>> BEGIN
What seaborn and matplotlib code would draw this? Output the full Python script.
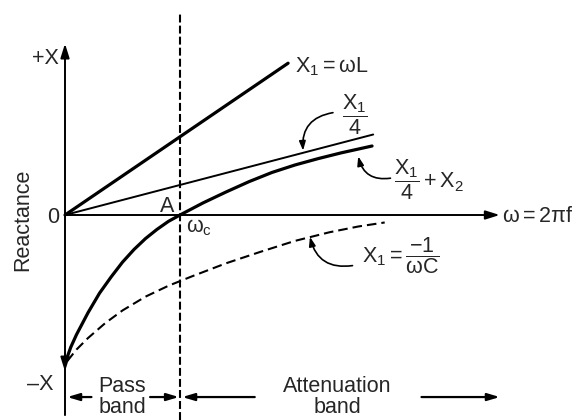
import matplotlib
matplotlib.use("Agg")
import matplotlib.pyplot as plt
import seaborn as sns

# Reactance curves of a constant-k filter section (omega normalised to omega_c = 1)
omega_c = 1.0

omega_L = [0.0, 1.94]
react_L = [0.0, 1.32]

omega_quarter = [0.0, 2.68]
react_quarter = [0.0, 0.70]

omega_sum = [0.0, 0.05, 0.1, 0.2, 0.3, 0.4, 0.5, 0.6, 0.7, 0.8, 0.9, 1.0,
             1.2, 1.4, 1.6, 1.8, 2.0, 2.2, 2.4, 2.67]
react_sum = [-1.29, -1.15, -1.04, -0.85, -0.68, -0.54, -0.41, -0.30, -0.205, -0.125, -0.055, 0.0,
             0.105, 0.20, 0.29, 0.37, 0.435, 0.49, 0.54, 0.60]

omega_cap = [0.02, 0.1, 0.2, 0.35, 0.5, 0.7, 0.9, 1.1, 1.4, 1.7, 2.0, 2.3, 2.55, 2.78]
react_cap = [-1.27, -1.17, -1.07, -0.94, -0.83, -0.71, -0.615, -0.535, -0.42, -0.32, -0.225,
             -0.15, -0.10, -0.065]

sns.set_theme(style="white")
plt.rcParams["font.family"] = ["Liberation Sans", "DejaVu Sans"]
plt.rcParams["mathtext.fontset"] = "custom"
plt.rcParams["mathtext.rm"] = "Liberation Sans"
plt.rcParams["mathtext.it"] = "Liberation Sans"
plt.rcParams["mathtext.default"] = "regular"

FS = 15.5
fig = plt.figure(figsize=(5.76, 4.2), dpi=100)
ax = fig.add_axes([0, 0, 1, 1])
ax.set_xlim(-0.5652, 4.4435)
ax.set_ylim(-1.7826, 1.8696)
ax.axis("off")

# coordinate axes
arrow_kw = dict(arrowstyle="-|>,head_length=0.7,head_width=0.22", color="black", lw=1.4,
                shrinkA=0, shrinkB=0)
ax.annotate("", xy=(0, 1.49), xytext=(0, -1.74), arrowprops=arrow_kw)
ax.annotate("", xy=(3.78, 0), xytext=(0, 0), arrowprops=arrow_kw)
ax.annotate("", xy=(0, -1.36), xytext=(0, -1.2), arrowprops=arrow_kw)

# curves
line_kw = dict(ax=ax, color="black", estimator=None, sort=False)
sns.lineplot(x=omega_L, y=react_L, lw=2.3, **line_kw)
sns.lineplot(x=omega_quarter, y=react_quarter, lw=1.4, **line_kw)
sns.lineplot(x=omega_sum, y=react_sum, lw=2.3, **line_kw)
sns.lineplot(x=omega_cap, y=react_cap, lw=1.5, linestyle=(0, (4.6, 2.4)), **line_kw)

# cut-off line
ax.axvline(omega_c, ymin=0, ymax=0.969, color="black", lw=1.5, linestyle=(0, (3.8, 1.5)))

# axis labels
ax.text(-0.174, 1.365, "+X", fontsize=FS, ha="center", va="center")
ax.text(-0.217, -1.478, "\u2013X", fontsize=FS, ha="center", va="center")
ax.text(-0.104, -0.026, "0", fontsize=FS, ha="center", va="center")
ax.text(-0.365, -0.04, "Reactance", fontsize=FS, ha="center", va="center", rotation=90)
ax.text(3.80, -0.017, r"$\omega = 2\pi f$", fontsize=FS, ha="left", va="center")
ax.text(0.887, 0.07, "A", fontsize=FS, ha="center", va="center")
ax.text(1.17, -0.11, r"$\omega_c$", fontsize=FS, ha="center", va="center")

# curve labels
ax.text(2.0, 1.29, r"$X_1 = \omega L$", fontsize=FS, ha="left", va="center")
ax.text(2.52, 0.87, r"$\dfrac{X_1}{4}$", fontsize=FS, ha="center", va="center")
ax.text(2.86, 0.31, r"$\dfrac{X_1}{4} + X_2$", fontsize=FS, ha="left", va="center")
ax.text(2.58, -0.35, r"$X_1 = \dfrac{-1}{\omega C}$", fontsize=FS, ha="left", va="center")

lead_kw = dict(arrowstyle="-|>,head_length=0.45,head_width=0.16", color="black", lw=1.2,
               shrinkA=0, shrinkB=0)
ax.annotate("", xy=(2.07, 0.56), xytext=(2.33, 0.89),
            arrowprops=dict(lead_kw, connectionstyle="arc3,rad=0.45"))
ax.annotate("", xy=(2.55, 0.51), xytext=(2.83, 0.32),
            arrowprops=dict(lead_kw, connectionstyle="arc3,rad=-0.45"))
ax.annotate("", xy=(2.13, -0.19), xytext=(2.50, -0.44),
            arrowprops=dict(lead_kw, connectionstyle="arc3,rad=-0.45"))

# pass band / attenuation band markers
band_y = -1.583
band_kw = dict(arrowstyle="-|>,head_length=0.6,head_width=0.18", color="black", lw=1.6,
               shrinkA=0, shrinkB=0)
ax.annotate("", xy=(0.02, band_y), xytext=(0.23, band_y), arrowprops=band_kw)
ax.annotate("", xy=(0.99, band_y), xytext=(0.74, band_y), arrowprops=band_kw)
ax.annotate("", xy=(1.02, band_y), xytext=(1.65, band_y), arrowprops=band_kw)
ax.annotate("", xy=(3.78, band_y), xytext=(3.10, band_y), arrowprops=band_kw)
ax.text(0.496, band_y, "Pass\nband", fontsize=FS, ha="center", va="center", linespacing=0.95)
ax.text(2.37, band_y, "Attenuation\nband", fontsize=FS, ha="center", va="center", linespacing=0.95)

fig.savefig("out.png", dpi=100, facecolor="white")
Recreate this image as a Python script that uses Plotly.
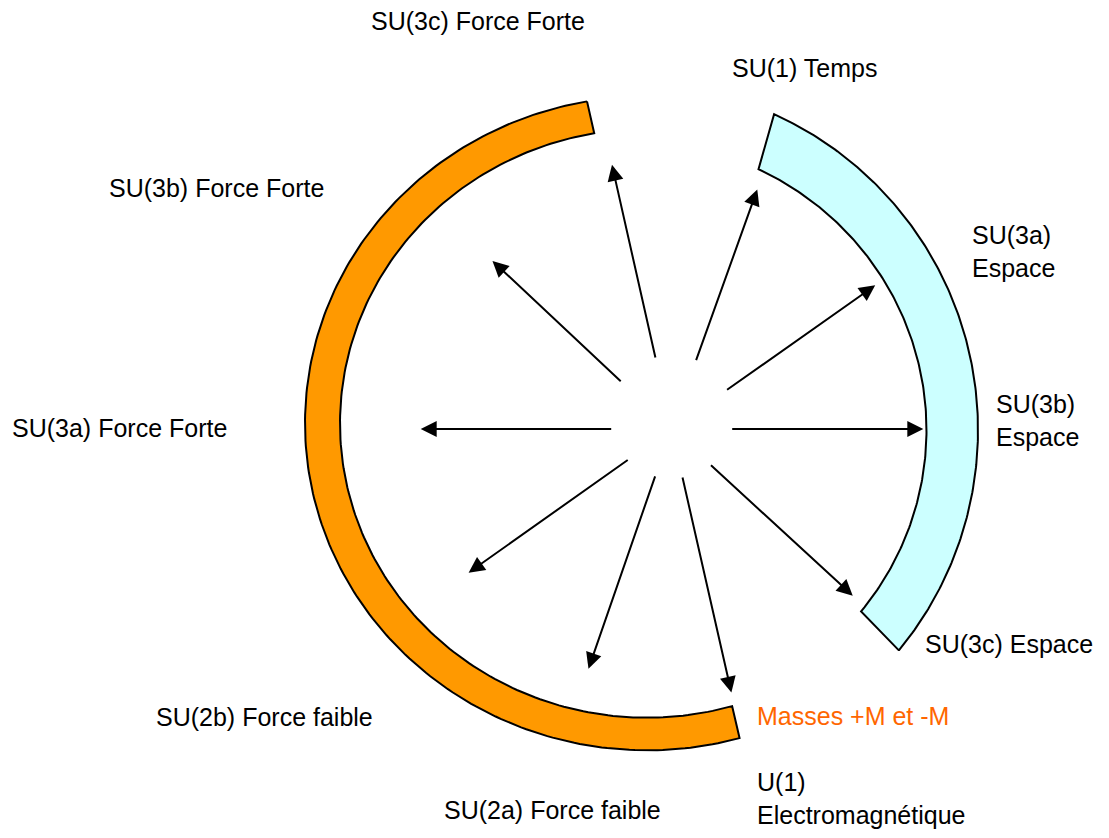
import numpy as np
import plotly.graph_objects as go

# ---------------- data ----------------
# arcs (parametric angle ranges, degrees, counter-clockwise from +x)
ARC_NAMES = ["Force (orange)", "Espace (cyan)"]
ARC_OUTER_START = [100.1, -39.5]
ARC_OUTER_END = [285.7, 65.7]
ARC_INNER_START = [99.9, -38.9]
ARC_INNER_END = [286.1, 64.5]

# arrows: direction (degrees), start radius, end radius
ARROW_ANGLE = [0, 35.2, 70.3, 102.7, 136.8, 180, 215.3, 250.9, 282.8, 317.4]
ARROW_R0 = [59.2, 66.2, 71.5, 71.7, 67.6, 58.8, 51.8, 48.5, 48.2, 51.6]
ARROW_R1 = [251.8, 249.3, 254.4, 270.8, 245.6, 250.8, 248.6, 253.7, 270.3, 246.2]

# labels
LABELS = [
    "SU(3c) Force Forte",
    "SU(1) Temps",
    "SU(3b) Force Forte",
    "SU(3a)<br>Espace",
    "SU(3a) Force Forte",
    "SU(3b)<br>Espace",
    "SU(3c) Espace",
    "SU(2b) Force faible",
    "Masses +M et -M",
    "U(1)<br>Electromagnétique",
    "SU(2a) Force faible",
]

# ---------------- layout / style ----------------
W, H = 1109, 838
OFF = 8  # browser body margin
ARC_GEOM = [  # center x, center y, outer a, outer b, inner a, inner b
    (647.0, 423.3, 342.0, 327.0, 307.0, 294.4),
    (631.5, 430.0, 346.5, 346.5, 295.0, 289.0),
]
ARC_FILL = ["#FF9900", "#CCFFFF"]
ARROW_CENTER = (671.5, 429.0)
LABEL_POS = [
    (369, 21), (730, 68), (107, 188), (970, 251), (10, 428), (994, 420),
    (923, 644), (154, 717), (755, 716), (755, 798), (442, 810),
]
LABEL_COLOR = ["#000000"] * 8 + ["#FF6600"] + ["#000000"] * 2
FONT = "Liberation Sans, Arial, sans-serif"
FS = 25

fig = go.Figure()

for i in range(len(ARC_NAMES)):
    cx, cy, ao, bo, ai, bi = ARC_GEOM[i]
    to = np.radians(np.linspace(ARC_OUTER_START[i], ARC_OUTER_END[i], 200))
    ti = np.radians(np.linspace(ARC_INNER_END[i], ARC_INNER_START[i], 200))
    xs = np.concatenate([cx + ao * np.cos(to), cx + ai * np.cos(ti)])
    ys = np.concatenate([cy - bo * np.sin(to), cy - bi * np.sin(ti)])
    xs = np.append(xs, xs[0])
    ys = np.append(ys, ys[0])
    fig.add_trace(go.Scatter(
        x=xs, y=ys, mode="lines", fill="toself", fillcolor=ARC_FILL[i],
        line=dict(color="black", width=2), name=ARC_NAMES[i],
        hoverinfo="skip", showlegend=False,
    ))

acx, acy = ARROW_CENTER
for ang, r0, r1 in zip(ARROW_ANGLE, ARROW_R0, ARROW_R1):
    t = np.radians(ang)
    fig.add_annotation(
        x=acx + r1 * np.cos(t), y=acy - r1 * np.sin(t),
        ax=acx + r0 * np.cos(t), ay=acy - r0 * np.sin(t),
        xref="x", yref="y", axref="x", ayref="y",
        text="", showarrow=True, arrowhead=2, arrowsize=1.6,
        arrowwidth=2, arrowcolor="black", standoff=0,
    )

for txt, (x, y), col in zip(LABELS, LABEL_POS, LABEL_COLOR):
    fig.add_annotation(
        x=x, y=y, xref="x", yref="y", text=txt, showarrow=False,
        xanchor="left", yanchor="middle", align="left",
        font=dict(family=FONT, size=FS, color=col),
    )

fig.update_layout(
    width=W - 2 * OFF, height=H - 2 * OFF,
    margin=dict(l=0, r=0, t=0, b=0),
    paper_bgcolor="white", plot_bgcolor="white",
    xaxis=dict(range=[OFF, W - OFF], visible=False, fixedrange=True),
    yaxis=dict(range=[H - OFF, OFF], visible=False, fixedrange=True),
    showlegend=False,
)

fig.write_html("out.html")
>> END
**Aim**:
Taking the material above, give again exactly the lines from the one holding "Recreate this image" through the one holding "import plotly.graph_objects as go", with both ends and without pictures.

**Answer to the problem**:
Recreate this image as a Python script that uses Plotly.
import numpy as np
import plotly.graph_objects as go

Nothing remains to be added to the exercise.